Contrary to media reports, protests are usually the last resort for students when they have not been heard by teacher or the school governing bodies, according to Piyose.
One organisation that has seen progress through protesting is the South Africa Students’ Congress (SASCO), who strives to achieve a non-sexist, non-racial, working class biased and democratic education system. Mirroring Vallejo’s own efforts, last July, SASCO embarked on a nation-wide march across the Republic of South Africa. The march began with campus protests in all SASCO branches in the country, followed by provincial marches in all provinces. The national march, initially directed to the Department of Higher Education and Training (DhET) head office in Pretoria, to get the minister of education Angie Motshekgwa to attend to the Norms and Standard Act for infrastructure in schools, was post-posted.
The marches remained peaceful with students singing and cheering. In various articles, the two names mentioned to represent the group was SASCO provincial secretary, Sello Nkatho, and deputy secretary-general Luzuko Buku. Nkatho told Times Live that it was unacceptable that higher learning institutes increased their fees between eight and 12 percent every year.” These two student leaders have the potential to cause as much buzz as Vallejo has.
“South African students need a vibrant national student organisation that is visible and resourceful, that I don’t think is found with SASCO. One that will effectively deal with student grievances in primary schools and high schools,” suggest Piyose.
Nkatho has joined student leaders in other debates for better education, including UCT’s DA Student’s Organisation (DASO), which is made up of 18-22 year-old students. In a debate in March 2012, on UCT’s admission policy, DASO and SASCO fought for students with a similar background and education to be able compete on the same terms for a spot at UCT. UCT’s admissions policy uses race as a proxy for classifying students as disadvantaged.
”Too often student organisations are not given the power to address their issues resourcefully or even get access to relevant government bodies,” says Piyose.
The government has recently made an effort to change that. In October, the Minister of Higher Education, Dr Blade Nzimande sent out a press release explaining the launch for the South African Further Education and Training Student Association (SAFETSA), which has the potential to fill the gap between students and government. Their hope is to limit student protests in the sector and to provide a platform for students to engage on issues in a more civil scenery.
Piyose thinks its too soon to tell if SAFETSA will be effective for students: “I do hope that this is not a one-off occasion but one that remains a permanent body as this will improve communication between government and stake holders which will also improve education policies and education in general.” She continues, “Hopefully this will be a platform where students get to be heard and not be intimidated by bureaucratic government structures.”
Vallejo’s seat in congress not only represents the significant impact she’s had on Chilean citizens, but the Chilean citizens decision to vote in a radical direction. The nation-wide coverage that made its way to America, Europe, and South Africa, showed people just how much a new generation will work for the next generation’s future. (Besides Vallejo, three other 20-year-old students from student organisations have been elected to congress.)

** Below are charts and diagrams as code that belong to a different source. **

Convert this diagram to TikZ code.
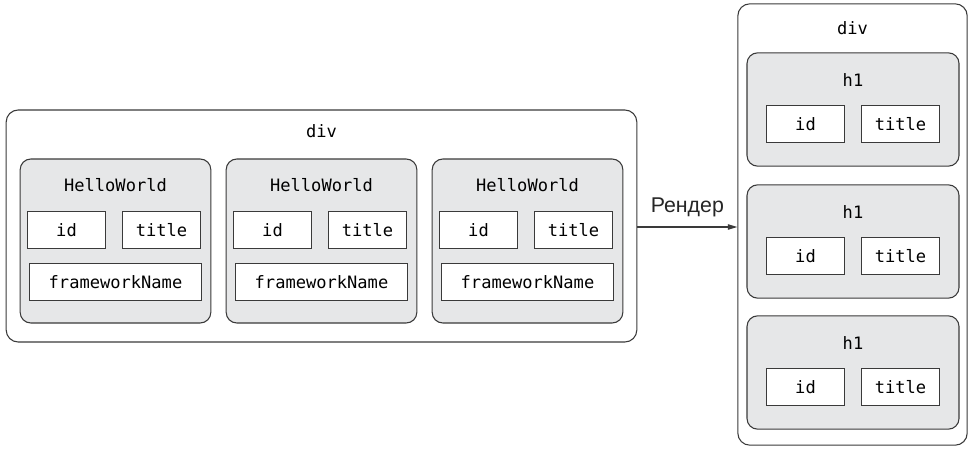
\documentclass[tikz,border=0pt]{standalone}
\usepackage{fontspec}
\setmainfont{Liberation Sans}
\setmonofont{DejaVu Sans Mono}
\usetikzlibrary{arrows.meta}
\definecolor{boxgray}{HTML}{E6E7E8}
\definecolor{linegray}{HTML}{3A3A3A}
\tikzset{
  outerbox/.style={draw=linegray,line width=0.8pt,rounded corners=9pt,inner sep=0pt},
  compbox/.style={draw=linegray,fill=boxgray,line width=0.8pt,rounded corners=8pt,inner sep=0pt},
  propbox/.style={draw=linegray,fill=white,line width=0.8pt,inner sep=0pt,
    minimum height=28pt,font=\ttfamily\fontsize{12.8}{15}\selectfont},
  tag/.style={inner sep=0pt,font=\ttfamily\fontsize{12.8}{15}\selectfont},
}
\begin{document}
\begin{tikzpicture}[x=0.75pt,y=-0.75pt]
      \useasboundingbox (0,0) rectangle (969,449);
      % left side: div with three HelloWorld components
      \node[outerbox,minimum width=473pt,minimum height=174pt] (ldiv) at (321.5,226) {};
      \node[tag] (ldivtag) at (321.5,131) {div};
      \draw
        (115.5,241) node[compbox,minimum width=143pt,minimum height=123pt] (hw1){}
        (321.5,241) node[compbox,minimum width=143pt,minimum height=123pt] (hw2){}
        (527.5,241) node[compbox,minimum width=143pt,minimum height=123pt] (hw3){};
      \draw
        (115.5,185) node[tag] (hwtag1){HelloWorld}
        (321.5,185) node[tag] (hwtag2){HelloWorld}
        (527.5,185) node[tag] (hwtag3){HelloWorld};
      \draw
        (66.5,230) node[propbox,minimum width=58pt] (hwid1){id}
        (161.5,230) node[propbox,minimum width=58pt] (hwtitle1){title}
        (115.5,282) node[propbox,minimum width=129pt] (hwname1){frameworkName}
        (272.5,230) node[propbox,minimum width=58pt] (hwid2){id}
        (367.5,230) node[propbox,minimum width=58pt] (hwtitle2){title}
        (321.5,282) node[propbox,minimum width=129pt] (hwname2){frameworkName}
        (478.5,230) node[propbox,minimum width=58pt] (hwid3){id}
        (573.5,230) node[propbox,minimum width=58pt] (hwtitle3){title}
        (527.5,282) node[propbox,minimum width=129pt] (hwname3){frameworkName};
      % right side: div with three h1 elements
      \node[outerbox,minimum width=172pt,minimum height=331pt] (rdiv) at (852.5,224.5) {};
      \node[tag] (rdivtag) at (852.5,28) {div};
      \draw
        (853,109.5) node[compbox,minimum width=159pt,minimum height=85pt] (h1){}
        (853,241.5) node[compbox,minimum width=159pt,minimum height=85pt] (h2){}
        (853,372.5) node[compbox,minimum width=159pt,minimum height=85pt] (h3){};
      \draw
        (853,80) node[tag] (htag1){h1}
        (853,212) node[tag] (htag2){h1}
        (853,343) node[tag] (htag3){h1};
      \draw
        (805.5,124) node[propbox,minimum width=58pt] (hid1){id}
        (900.5,124) node[propbox,minimum width=58pt] (htitle1){title}
        (805.5,256) node[propbox,minimum width=58pt] (hid2){id}
        (900.5,256) node[propbox,minimum width=58pt] (htitle2){title}
        (805.5,387) node[propbox,minimum width=58pt] (hid3){id}
        (900.5,387) node[propbox,minimum width=58pt] (htitle3){title};
      \begin{scope}[-{Triangle[length=7pt,width=4pt]},draw=linegray,line width=0.8pt]
        \draw (ldiv.east |- 0,227) coordinate (start) to
          node[above=4pt,font=\fontsize{16}{18}\selectfont,text=black!85] (render){Рендер}
          (start -| rdiv.west);
      \end{scope}
    \end{tikzpicture}
\end{document}
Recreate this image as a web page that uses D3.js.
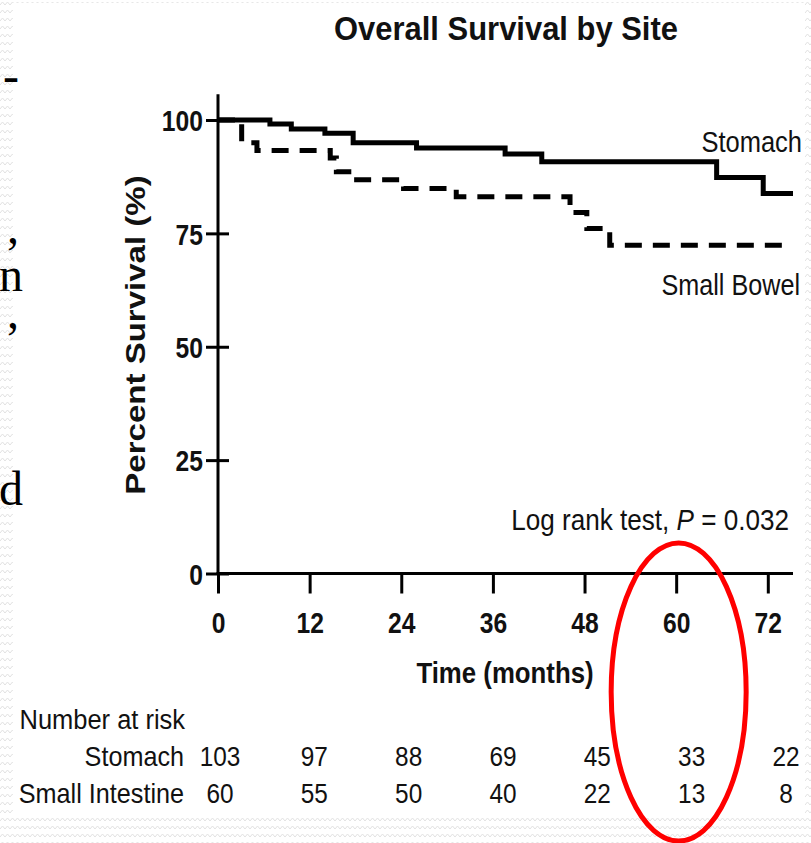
<!DOCTYPE html>
<html>
<head>
<meta charset="utf-8">
<script src="https://cdn.jsdelivr.net/npm/d3@7"></script>
<style>
  body { margin: 0; background: #fff; }
  svg { display: block; }
</style>
</head>
<body>
<svg id="chart"></svg>
<script>
// ---- data ----
var xTicks = [0, 12, 24, 36, 48, 60, 72];
var yTicks = [0, 25, 50, 75, 100];

// Kaplan-Meier steps: value holds from that time on
var stomachTime = [0, 6.8, 9.6, 14.0, 17.7, 26.0, 37.6, 42.4, 65.3, 71.4, 75.3];
var stomachSurv = [100, 99.1, 98.0, 97.1, 95.0, 93.8, 92.5, 90.8, 87.3, 83.8, 83.8];

var bowelTime = [0, 3.1, 5.1, 14.7, 15.5, 17.6, 24.3, 31.2, 46.1, 48.3, 51.3, 74.9];
var bowelSurv = [100, 95.0, 93.3, 91.6, 88.6, 86.8, 84.9, 83.1, 79.6, 76.1, 72.4, 72.4];

var riskTimes = [0, 12, 24, 36, 48, 60, 72];
var riskGroups = ["Stomach", "Small Intestine"];
var stomachRisk = [103, 97, 88, 69, 45, 33, 22];
var intestineRisk = [60, 55, 50, 40, 22, 13, 8];

// bits of the slide text cut off at the left edge
var slideBits = ["-", ",", "n", ",", "d"];

// ---- setup ----
var width = 811, height = 843;
var svg = d3.select("#chart").attr("width", width).attr("height", height);
var sans = "'Liberation Sans', Arial, Helvetica, sans-serif";

// slide background texture
var defs = svg.append("defs");
var pat = defs.append("pattern")
    .attr("id", "weave")
    .attr("patternUnits", "userSpaceOnUse")
    .attr("width", 10).attr("height", 8);
pat.append("rect").attr("width", 10).attr("height", 8).attr("fill", "#fff");
pat.append("path")
    .attr("d", "M0,5 L2.5,2 L5,5 L7.5,2 L10,5")
    .attr("fill", "none").attr("stroke", "#e2e2e2").attr("stroke-width", 1);

svg.append("rect").attr("width", width).attr("height", height).attr("fill", "url(#weave)");
svg.append("rect").attr("x", 13).attr("y", 3).attr("width", 792).attr("height", 812).attr("fill", "#fff");

// slide text fragments
var bitPos = [[19, 92], [19, 243], [23, 291], [19, 328], [23, 505]];
svg.append("g").selectAll("text")
    .data(slideBits)
    .join("text")
    .attr("x", function (d, i) { return bitPos[i][0]; })
    .attr("y", function (d, i) { return bitPos[i][1]; })
    .attr("text-anchor", "end")
    .style("font-family", "'Liberation Serif', 'Times New Roman', serif")
    .style("font-size", "48px")
    .attr("fill", "#000")
    .text(function (d) { return d; });

// helper for the squeezed text of the figure
function label(parent, txt, x, y, size, sx, opts) {
    opts = opts || {};
    var t = parent.append("text")
        .attr("transform", "translate(" + x + "," + y + ")" + (opts.rotate ? " rotate(" + opts.rotate + ")" : "") + " scale(" + sx + ",1)")
        .attr("text-anchor", opts.anchor || "start")
        .style("font-family", sans)
        .style("font-size", size + "px")
        .style("font-weight", opts.bold ? "bold" : "normal")
        .attr("fill", "#111");
    if (txt !== null) t.text(txt);
    return t;
}

// ---- scales ----
var x = d3.scaleLinear().domain([0, 75.3]).range([218, 793]);
var y = d3.scaleLinear().domain([0, 100]).range([573.5, 120]);

// ---- title ----
label(svg, "Overall Survival by Site", 506, 40, 34, 0.91, { anchor: "middle", bold: true });

// ---- axes ----
var yAxis = svg.append("g")
    .attr("transform", "translate(" + x(0) + ",0)")
    .call(d3.axisLeft(y).tickValues(yTicks).tickSize(12).tickFormat(d3.format("d")));
yAxis.select(".domain").remove();
yAxis.selectAll(".tick line").attr("x1", 11).attr("x2", -12).attr("stroke", "#000").attr("stroke-width", 3);
yAxis.selectAll(".tick text")
    .attr("x", null).attr("dy", "0.37em")
    .attr("transform", "translate(-15,0) scale(0.85,1)")
    .style("font-family", sans).style("font-size", "29px").style("font-weight", "bold")
    .attr("fill", "#111");

var xAxis = svg.append("g")
    .attr("transform", "translate(0," + y(0) + ")")
    .call(d3.axisBottom(x).tickValues(xTicks).tickSize(20).tickFormat(d3.format("d")));
xAxis.select(".domain").remove();
xAxis.selectAll(".tick line").attr("stroke", "#000").attr("stroke-width", 3);
xAxis.selectAll(".tick text")
    .attr("y", null).attr("dy", null)
    .attr("transform", "translate(0,59) scale(0.85,1)")
    .style("font-family", sans).style("font-size", "29px").style("font-weight", "bold")
    .attr("fill", "#111");

// axis lines
svg.append("line")
    .attr("x1", x(0)).attr("x2", x(0))
    .attr("y1", y(105.7)).attr("y2", y(0))
    .attr("stroke", "#000").attr("stroke-width", 3);
svg.append("line")
    .attr("x1", x(0) - 1.5).attr("x2", x(75.3))
    .attr("y1", y(0)).attr("y2", y(0))
    .attr("stroke", "#000").attr("stroke-width", 3);

label(svg, "Time (months)", 505, 683, 30, 0.86, { anchor: "middle", bold: true });
label(svg, "Percent Survival (%)", 145, 335, 28, 1.18, { anchor: "middle", bold: true, rotate: -90 });

// ---- survival curves ----
var step = d3.line()
    .x(function (d) { return x(d[0]); })
    .y(function (d) { return y(d[1]); })
    .curve(d3.curveStepAfter);

svg.append("path")
    .datum(d3.zip(bowelTime, bowelSurv))
    .attr("d", step)
    .attr("fill", "none")
    .attr("stroke", "#000")
    .attr("stroke-width", 5)
    .attr("stroke-dasharray", "17,11");

svg.append("path")
    .datum(d3.zip(stomachTime, stomachSurv))
    .attr("d", step)
    .attr("fill", "none")
    .attr("stroke", "#000")
    .attr("stroke-width", 5);

label(svg, "Stomach", 802, 152, 30, 0.85, { anchor: "end" });
label(svg, "Small Bowel", 800, 295, 30, 0.84, { anchor: "end" });

var lr = label(svg, null, 789, 530, 30, 0.87, { anchor: "end" });
lr.append("tspan").text("Log rank test, ");
lr.append("tspan").style("font-style", "italic").text("P");
lr.append("tspan").text(" = 0.032");

// ---- number at risk table ----
var col = d3.scalePoint().domain(riskTimes).range([220, 786]);
var rowY = [766, 803];
var riskRows = [stomachRisk, intestineRisk];

label(svg, "Number at risk", 19.5, 729, 28, 0.91);
riskGroups.forEach(function (name, r) {
    label(svg, name, 184, rowY[r], 28, 0.9, { anchor: "end" });
    riskRows[r].forEach(function (v, i) {
        label(svg, String(v), col(riskTimes[i]), rowY[r], 28, 0.87, { anchor: "middle" });
    });
});

// ---- red marker drawn on the slide round the 60 month column ----
svg.append("ellipse")
    .attr("cx", col(60) - 13).attr("cy", 692)
    .attr("rx", 67.5).attr("ry", 149)
    .attr("fill", "none")
    .attr("stroke", "#f00")
    .attr("stroke-width", 5);
</script>
</body>
</html>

But what can South Africa do? Vallejo told foreign correspondents that “social movements are pressuring many sectors that were not in favor of change before and that have now changed their mind.”
Is the answer to South Africa’s education problem a need for stronger social movements? If Vallejo’s success has showed us one thing, it’s that a strong voice and national recognition are powerful tools. After all, the world is rooting for progress.